*EXERCISE DIRECTIONS*:
Each line below must be set down exactly; omit any image you find.

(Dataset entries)
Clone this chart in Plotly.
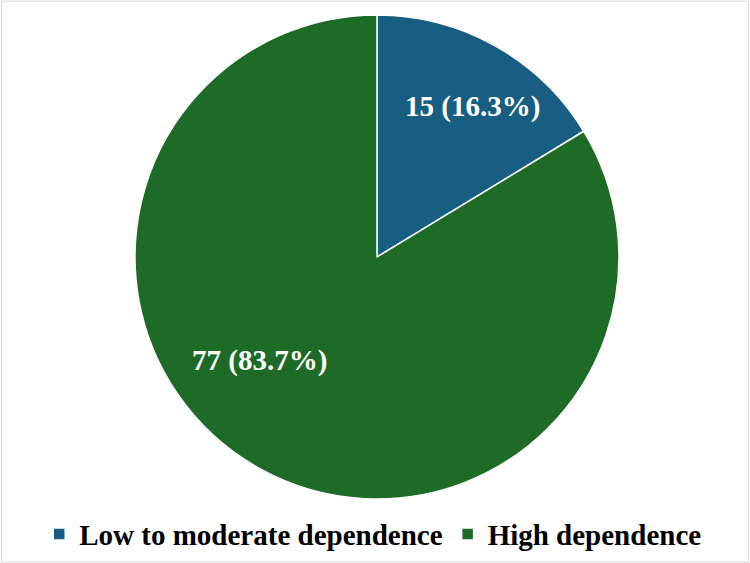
import plotly.graph_objects as go

labels = ["Low to moderate dependence", "High dependence"]
counts = [15, 77]
percents = [16.3, 83.7]
colors = ["#175e82", "#1d6b27"]

text = [f"{c} ({p}%)" for c, p in zip(counts, percents)]
# label placement (paper coords) — styling, not data
label_pos = [(0.63, 0.81), (0.346, 0.36)]

fig = go.Figure(go.Pie(
    labels=labels,
    values=counts,
    textinfo="none",
    marker=dict(colors=colors, line=dict(color="white", width=1.5)),
    sort=False,
    direction="clockwise",
    rotation=0,
    hoverinfo="label+value+percent",
    domain=dict(x=[0.18, 0.8253], y=[0.1137, 0.9734]),
))

for t, (x, y) in zip(text, label_pos):
    fig.add_annotation(x=x, y=y, xref="paper", yref="paper", text=t, showarrow=False,
                       font=dict(family="Liberation Serif", size=29, color="white", weight="bold"),
                       xanchor="center", yanchor="middle")

fig.update_layout(
    width=750, height=563,
    margin=dict(l=0, r=0, t=0, b=0),
    paper_bgcolor="white",
    showlegend=True,
    legend=dict(
        orientation="h",
        x=0.497, xanchor="center",
        y=0.006, yanchor="bottom",
        font=dict(family="Liberation Serif", size=29, color="black", weight="bold"),
        itemwidth=30,
    ),
    shapes=[dict(type="rect", xref="paper", yref="paper", x0=0.002, y0=0.002, x1=0.998, y1=0.998,
                 line=dict(color="#d9d9d9", width=1))],
)

fig.write_html("out.html")
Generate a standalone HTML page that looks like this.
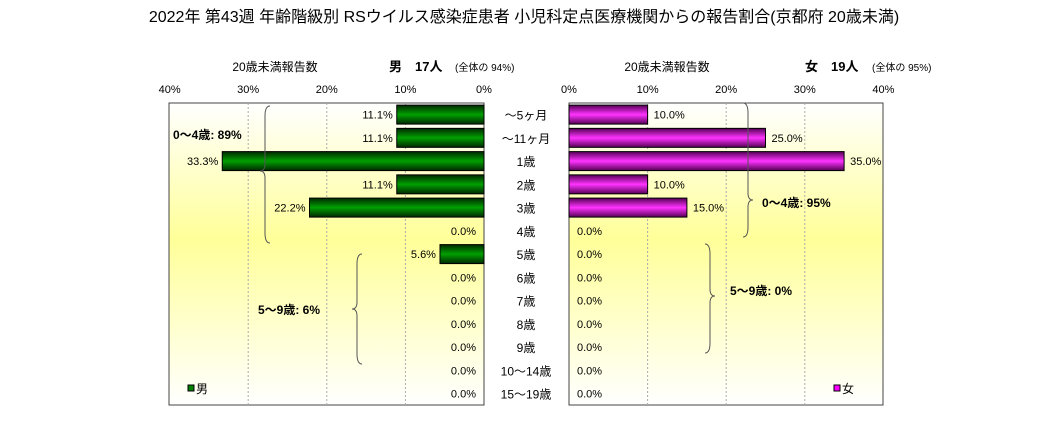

*ANSWER FOR THIS EXERCISE*:
Clone this chart in Plotly.
import plotly.graph_objects as go

labels = ["Low to moderate dependence", "High dependence"]
counts = [15, 77]
percents = [16.3, 83.7]
colors = ["#175e82", "#1d6b27"]

text = [f"{c} ({p}%)" for c, p in zip(counts, percents)]
# label placement (paper coords) — styling, not data
label_pos = [(0.63, 0.81), (0.346, 0.36)]

fig = go.Figure(go.Pie(
    labels=labels,
    values=counts,
    textinfo="none",
    marker=dict(colors=colors, line=dict(color="white", width=1.5)),
    sort=False,
    direction="clockwise",
    rotation=0,
    hoverinfo="label+value+percent",
    domain=dict(x=[0.18, 0.8253], y=[0.1137, 0.9734]),
))

for t, (x, y) in zip(text, label_pos):
    fig.add_annotation(x=x, y=y, xref="paper", yref="paper", text=t, showarrow=False,
                       font=dict(family="Liberation Serif", size=29, color="white", weight="bold"),
                       xanchor="center", yanchor="middle")

fig.update_layout(
    width=750, height=563,
    margin=dict(l=0, r=0, t=0, b=0),
    paper_bgcolor="white",
    showlegend=True,
    legend=dict(
        orientation="h",
        x=0.497, xanchor="center",
        y=0.006, yanchor="bottom",
        font=dict(family="Liberation Serif", size=29, color="black", weight="bold"),
        itemwidth=30,
    ),
    shapes=[dict(type="rect", xref="paper", yref="paper", x0=0.002, y0=0.002, x1=0.998, y1=0.998,
                 line=dict(color="#d9d9d9", width=1))],
)

fig.write_html("out.html")
Generate a standalone HTML page that looks like this.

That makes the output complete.